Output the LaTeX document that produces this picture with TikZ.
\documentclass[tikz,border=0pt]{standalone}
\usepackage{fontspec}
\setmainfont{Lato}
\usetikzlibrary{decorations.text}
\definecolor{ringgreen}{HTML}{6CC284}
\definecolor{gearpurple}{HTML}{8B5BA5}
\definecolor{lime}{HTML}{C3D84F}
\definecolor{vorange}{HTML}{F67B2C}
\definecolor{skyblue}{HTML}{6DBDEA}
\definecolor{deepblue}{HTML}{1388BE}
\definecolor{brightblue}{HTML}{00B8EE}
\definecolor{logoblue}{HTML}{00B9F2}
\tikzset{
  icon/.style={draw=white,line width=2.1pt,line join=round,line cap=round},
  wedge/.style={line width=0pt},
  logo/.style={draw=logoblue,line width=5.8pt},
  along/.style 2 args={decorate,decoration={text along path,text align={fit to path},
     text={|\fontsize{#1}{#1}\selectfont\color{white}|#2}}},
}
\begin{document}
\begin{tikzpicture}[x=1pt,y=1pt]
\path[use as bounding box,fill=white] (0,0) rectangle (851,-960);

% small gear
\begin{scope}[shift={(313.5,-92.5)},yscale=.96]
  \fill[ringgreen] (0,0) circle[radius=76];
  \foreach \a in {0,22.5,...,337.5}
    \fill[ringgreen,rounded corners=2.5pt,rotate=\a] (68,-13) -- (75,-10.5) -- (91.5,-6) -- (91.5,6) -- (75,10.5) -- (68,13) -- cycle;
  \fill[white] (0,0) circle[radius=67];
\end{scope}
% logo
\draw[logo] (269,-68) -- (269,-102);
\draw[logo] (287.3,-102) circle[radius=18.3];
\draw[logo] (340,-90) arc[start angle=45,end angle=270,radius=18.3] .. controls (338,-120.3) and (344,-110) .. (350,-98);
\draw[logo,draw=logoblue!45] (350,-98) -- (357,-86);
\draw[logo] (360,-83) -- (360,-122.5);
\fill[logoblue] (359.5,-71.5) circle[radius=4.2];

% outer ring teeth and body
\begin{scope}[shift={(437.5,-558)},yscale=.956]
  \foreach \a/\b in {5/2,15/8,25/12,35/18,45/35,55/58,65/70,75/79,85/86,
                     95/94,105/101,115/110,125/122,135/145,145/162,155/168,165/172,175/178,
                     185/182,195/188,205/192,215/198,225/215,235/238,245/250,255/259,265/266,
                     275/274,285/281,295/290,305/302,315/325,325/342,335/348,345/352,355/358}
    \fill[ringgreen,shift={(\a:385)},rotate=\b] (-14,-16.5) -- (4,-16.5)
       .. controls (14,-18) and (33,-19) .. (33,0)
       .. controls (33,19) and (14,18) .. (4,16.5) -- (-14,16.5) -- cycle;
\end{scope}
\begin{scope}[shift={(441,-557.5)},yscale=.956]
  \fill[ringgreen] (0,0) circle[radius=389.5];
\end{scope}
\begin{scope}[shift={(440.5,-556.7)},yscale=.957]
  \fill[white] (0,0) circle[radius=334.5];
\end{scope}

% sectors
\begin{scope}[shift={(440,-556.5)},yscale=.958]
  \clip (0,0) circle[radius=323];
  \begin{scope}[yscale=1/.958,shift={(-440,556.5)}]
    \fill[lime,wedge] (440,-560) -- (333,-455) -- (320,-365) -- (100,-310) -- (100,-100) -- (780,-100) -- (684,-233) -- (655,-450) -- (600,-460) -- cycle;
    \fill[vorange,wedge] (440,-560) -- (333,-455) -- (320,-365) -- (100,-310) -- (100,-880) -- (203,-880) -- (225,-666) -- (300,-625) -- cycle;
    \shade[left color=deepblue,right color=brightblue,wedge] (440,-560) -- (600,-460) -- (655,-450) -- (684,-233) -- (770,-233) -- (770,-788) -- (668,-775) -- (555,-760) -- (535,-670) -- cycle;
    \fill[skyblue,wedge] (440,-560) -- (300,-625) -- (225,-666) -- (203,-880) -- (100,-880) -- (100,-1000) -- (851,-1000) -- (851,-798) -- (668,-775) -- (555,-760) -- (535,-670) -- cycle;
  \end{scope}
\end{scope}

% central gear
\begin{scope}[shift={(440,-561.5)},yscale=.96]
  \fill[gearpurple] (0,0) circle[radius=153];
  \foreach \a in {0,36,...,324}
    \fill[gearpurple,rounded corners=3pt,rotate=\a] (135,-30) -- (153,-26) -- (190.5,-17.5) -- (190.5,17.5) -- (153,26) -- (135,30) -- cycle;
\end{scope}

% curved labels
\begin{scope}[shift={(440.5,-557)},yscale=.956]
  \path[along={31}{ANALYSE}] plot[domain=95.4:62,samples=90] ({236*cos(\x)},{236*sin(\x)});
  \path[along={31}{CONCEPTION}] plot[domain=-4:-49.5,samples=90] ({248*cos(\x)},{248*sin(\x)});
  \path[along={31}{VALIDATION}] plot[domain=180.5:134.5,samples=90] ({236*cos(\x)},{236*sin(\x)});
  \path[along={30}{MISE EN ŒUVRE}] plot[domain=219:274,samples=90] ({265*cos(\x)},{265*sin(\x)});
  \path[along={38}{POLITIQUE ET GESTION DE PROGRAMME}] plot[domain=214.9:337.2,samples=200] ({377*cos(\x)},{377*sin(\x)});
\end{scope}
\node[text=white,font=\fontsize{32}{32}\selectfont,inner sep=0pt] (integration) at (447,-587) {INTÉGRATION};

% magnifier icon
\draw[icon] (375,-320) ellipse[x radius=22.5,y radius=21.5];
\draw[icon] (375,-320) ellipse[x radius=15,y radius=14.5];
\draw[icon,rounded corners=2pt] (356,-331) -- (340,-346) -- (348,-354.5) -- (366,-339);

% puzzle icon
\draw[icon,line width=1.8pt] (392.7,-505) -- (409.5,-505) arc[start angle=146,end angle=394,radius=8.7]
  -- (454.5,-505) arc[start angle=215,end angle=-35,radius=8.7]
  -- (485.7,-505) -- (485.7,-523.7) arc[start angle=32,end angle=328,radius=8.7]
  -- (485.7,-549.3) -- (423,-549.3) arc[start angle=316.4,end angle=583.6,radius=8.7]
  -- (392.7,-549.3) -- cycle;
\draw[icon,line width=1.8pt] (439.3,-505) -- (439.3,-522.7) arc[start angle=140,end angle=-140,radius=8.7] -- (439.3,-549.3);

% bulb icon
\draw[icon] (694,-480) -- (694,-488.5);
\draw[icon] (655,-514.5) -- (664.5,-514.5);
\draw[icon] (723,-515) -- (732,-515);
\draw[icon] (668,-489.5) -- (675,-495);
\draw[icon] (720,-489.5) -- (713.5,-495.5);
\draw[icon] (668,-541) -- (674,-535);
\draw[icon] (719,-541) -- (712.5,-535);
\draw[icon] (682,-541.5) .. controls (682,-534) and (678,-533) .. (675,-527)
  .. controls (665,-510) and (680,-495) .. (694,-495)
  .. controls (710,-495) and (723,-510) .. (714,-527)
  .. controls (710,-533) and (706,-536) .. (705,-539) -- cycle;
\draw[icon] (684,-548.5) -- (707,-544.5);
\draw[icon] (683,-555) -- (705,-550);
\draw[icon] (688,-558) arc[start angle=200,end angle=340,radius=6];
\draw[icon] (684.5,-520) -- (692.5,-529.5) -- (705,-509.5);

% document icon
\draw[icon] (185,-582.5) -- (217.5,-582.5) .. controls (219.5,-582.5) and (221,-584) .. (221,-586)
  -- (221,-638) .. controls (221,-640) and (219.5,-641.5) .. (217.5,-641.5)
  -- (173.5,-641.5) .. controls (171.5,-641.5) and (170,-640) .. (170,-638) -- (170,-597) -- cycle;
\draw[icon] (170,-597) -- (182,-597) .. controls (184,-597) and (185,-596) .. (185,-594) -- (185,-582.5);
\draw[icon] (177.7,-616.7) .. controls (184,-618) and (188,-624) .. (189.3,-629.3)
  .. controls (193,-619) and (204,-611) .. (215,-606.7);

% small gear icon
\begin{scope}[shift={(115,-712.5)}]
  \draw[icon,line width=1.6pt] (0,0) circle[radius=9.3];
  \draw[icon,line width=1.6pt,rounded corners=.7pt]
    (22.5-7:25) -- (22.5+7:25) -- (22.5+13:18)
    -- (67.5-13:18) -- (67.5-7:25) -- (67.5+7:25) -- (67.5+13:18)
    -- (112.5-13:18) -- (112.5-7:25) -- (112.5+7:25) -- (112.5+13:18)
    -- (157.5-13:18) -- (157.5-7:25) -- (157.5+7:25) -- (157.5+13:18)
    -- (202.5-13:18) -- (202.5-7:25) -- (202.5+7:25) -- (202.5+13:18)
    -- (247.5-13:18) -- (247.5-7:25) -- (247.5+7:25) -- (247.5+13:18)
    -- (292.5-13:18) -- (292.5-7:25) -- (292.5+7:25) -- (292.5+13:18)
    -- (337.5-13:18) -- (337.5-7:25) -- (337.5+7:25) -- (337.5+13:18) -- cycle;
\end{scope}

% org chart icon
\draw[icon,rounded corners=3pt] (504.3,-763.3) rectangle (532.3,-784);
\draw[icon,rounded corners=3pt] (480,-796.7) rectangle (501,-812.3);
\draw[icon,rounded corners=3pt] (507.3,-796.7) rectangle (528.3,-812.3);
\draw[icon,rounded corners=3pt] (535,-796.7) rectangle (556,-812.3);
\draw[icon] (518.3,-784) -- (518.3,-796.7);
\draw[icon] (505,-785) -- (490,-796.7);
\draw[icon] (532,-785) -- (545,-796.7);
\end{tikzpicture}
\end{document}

○ ○ ○

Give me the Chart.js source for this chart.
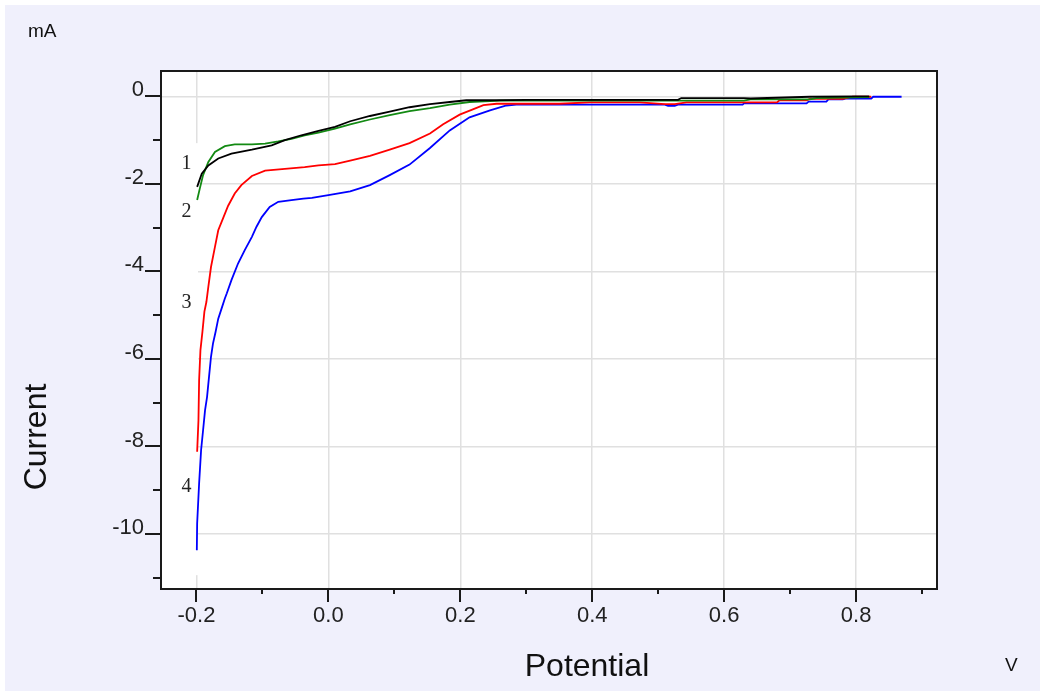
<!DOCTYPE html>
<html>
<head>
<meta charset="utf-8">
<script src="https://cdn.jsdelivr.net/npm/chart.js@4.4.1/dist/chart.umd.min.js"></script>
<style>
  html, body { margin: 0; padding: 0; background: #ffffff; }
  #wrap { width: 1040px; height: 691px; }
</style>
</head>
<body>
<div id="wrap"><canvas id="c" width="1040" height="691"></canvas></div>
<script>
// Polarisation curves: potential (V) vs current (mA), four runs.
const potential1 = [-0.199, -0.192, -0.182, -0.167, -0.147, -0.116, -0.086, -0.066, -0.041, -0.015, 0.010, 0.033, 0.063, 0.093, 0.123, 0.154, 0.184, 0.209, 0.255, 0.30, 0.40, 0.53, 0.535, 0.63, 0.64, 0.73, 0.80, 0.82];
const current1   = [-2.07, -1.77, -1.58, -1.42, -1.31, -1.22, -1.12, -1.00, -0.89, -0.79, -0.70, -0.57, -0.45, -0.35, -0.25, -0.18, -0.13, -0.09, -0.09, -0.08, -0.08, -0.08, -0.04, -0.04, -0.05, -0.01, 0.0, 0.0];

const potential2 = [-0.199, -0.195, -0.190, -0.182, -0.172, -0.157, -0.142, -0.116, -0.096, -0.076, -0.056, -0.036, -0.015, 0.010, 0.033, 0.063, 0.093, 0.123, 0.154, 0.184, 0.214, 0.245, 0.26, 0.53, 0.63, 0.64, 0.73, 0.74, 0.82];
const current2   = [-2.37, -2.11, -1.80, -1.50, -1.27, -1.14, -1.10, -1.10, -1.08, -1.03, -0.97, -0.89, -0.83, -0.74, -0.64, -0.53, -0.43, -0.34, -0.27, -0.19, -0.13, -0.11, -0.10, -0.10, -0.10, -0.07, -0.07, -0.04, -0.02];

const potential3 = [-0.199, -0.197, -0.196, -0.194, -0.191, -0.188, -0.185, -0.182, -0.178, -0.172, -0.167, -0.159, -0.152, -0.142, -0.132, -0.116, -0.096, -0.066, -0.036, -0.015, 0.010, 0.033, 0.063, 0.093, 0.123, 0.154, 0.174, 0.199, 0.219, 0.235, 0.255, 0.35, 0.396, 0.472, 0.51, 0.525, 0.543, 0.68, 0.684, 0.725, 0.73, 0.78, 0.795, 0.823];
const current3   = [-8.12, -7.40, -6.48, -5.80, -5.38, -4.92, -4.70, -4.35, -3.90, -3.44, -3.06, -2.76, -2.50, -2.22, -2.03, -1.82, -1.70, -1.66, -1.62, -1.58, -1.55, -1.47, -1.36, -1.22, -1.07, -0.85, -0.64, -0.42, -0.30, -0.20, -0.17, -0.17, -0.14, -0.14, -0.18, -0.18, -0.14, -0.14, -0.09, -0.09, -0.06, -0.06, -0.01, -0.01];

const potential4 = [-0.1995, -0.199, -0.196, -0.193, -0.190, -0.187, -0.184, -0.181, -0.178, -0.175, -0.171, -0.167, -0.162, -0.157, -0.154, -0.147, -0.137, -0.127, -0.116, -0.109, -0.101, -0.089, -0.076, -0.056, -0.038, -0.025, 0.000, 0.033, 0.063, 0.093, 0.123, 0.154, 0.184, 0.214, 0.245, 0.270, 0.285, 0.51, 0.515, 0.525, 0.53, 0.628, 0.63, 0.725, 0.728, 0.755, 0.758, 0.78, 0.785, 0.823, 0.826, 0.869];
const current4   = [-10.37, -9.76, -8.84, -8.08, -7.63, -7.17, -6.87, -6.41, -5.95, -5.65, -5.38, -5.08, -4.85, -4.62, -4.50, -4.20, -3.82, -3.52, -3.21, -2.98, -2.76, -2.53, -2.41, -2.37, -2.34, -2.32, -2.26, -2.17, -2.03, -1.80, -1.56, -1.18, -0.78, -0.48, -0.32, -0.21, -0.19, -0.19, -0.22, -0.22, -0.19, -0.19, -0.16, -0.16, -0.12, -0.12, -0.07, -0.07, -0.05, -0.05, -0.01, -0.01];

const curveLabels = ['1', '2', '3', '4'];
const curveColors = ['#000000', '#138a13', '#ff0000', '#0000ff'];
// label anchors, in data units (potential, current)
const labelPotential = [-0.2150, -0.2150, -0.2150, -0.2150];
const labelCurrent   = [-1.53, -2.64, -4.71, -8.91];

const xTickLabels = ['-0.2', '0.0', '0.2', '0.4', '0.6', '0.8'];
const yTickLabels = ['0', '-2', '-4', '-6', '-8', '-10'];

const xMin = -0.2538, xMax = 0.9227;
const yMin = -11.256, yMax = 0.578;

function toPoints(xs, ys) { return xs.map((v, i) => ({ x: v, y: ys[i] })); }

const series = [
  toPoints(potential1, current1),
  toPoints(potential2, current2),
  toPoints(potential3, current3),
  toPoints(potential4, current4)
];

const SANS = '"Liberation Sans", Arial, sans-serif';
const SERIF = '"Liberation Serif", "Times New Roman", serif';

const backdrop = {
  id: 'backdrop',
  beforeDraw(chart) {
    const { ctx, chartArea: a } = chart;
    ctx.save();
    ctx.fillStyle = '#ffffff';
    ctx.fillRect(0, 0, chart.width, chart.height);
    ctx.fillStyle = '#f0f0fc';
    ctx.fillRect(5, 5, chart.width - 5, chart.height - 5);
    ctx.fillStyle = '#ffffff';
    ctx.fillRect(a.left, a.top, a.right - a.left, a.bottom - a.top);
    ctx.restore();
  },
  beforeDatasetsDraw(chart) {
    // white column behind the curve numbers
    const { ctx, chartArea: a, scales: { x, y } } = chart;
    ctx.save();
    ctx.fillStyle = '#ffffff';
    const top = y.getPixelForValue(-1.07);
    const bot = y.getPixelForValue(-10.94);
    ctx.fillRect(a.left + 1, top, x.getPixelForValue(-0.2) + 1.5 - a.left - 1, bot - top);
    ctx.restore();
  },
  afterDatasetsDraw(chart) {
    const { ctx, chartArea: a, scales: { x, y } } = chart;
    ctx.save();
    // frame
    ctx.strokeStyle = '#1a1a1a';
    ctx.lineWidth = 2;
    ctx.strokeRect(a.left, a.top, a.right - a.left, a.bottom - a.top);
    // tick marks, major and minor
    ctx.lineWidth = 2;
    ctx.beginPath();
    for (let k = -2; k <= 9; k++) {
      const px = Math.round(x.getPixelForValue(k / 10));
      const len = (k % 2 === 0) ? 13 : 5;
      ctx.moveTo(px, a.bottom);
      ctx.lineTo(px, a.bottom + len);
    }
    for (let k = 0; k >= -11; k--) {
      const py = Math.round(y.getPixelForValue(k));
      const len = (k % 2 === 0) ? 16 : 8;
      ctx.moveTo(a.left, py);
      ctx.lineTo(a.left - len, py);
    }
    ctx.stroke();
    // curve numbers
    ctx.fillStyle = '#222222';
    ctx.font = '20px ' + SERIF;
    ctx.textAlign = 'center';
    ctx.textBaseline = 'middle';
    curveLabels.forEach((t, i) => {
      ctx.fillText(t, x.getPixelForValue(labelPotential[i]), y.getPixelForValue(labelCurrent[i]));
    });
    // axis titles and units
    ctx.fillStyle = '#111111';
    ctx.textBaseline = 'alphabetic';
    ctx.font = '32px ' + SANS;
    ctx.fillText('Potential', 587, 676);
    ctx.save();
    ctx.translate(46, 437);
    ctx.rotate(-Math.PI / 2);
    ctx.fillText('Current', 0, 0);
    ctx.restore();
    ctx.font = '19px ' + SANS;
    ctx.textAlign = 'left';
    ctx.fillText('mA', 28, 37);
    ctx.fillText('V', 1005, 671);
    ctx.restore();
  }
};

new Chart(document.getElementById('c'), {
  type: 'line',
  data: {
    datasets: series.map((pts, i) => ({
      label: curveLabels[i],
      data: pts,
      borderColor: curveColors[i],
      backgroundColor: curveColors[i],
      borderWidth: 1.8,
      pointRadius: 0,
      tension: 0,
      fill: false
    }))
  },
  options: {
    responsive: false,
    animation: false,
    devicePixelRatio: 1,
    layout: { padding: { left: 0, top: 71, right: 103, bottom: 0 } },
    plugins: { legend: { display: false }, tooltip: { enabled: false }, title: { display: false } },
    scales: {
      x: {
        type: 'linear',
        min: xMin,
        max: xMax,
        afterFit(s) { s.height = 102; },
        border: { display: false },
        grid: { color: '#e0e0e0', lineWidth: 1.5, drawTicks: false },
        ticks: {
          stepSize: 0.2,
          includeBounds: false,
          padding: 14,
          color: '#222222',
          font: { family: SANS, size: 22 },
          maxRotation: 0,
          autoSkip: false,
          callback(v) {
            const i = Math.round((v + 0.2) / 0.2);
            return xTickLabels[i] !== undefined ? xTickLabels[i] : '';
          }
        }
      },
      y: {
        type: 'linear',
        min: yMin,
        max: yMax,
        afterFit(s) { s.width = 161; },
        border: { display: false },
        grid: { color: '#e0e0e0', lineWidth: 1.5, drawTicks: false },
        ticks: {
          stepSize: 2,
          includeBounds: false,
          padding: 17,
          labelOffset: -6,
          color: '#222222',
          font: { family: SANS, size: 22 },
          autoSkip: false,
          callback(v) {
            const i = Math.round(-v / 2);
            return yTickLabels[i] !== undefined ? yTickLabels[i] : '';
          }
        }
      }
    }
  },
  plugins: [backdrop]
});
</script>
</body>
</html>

○ ○ ○

* _Task statement_
Repeat the lines between those holding "Give me the Chart.js source for this chart." and "-0.01, 0.0, 0.0];", inclusive. Pictures stay out.

* _Expected output_
Give me the Chart.js source for this chart.
<!DOCTYPE html>
<html>
<head>
<meta charset="utf-8">
<script src="https://cdn.jsdelivr.net/npm/chart.js@4.4.1/dist/chart.umd.min.js"></script>
<style>
  html, body { margin: 0; padding: 0; background: #ffffff; }
  #wrap { width: 1040px; height: 691px; }
</style>
</head>
<body>
<div id="wrap"><canvas id="c" width="1040" height="691"></canvas></div>
<script>
// Polarisation curves: potential (V) vs current (mA), four runs.
const potential1 = [-0.199, -0.192, -0.182, -0.167, -0.147, -0.116, -0.086, -0.066, -0.041, -0.015, 0.010, 0.033, 0.063, 0.093, 0.123, 0.154, 0.184, 0.209, 0.255, 0.30, 0.40, 0.53, 0.535, 0.63, 0.64, 0.73, 0.80, 0.82];
const current1   = [-2.07, -1.77, -1.58, -1.42, -1.31, -1.22, -1.12, -1.00, -0.89, -0.79, -0.70, -0.57, -0.45, -0.35, -0.25, -0.18, -0.13, -0.09, -0.09, -0.08, -0.08, -0.08, -0.04, -0.04, -0.05, -0.01, 0.0, 0.0];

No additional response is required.